Deduction!

We have seen how tautologies that have equivalence ($\Leftrightarrow$) as their top-most operator give us rules we can use to rewrite formulas without changing their meaning (truth table). Like the fact that $(a\vee b) \Leftrightarrow (b \vee a)$ is a tautology allows us to switch the left and right sides of an "or" without changing meaning (i.e. $\vee$ is commutative). Tautologies with implication ($\Rightarrow$) as the top-most operator have a different (but at least as important) role: they allow us to make logical deductions.

Logical deduction is concerned with deriving new facts from facts you already know. We have rules of deduction that provide a mechanism for doing this. In propositional logic, the tautologies with implication as the top-most operator are the deduction rules. Here's an example with what is arguably the most important rule of deduction: modus ponens.

Modus ponens: For any two formulas $F$ and $G$, if $F\Rightarrow G$ and $F$ are both known to be true then you may deduce (by modus ponens) that $G$ is also true. More precisely, under any interpretation in which $F\Rightarrow G$ is true and $F$ is true, $G$ is also true.

The justification for this is that $(a \Rightarrow b) \wedge a \Rightarrow b$ is a tautology, i.e. it is true for any interpretation. Let's see what we can do with this one rule of deduction. 

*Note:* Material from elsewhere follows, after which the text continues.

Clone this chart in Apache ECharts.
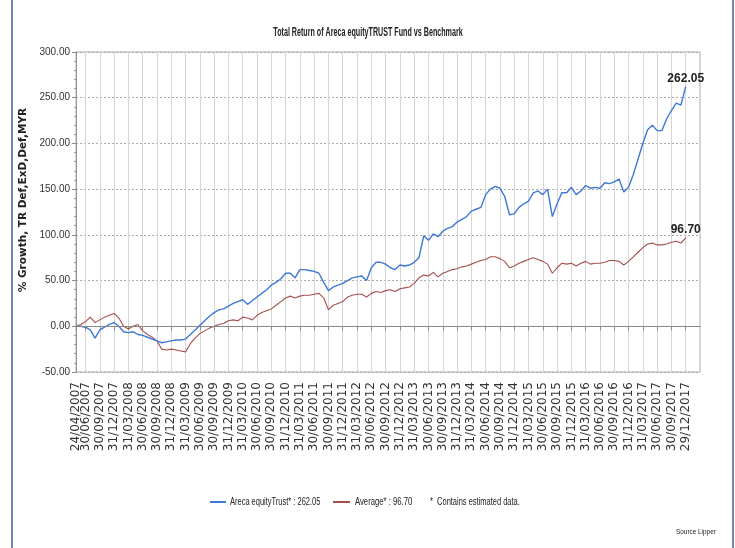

Given: (u & ~v) => (w | z), (w | z) => (x & y), and u & ~v, prove x & y

   Things I know are true  How I know they are true
1: (u & ~v) => (w | z)     [Given]
2: (w | z)  => (x & y)     [Given]
3: u & ~v                  [Given]
4: w | z                   [Modus ponens with 1 and 3]
5: x & y                   [Modus ponens with 2 and 4]
From the given facts we made two deductions, both from Modus Ponens, ultimately deriving the new fact x & y. So what's new here? I mean, couldn't we have proved this by construting the truth table for ((u & ~v) => (w | z)) & ((w | z) => (x & y)) & (u & ~v) => x & y and checking that we have a tautology? Yes, but the truth table would have 64 rows, instead of the two deduction steps we just used. So deduction allowed us to prove this new result in many fewer steps. But also, deduction doesn't just verify or prove things we've already hypothesized for ourselves: deduction produces new facts! For example, we learned that w | z follows from the givens, which we didn't know or hypothesize before. Most importantly, deduction becomes the primary tool when we move to higher level logics, when we make logical arguments in math and CS proofs, and when we reason logically in other aspects of life.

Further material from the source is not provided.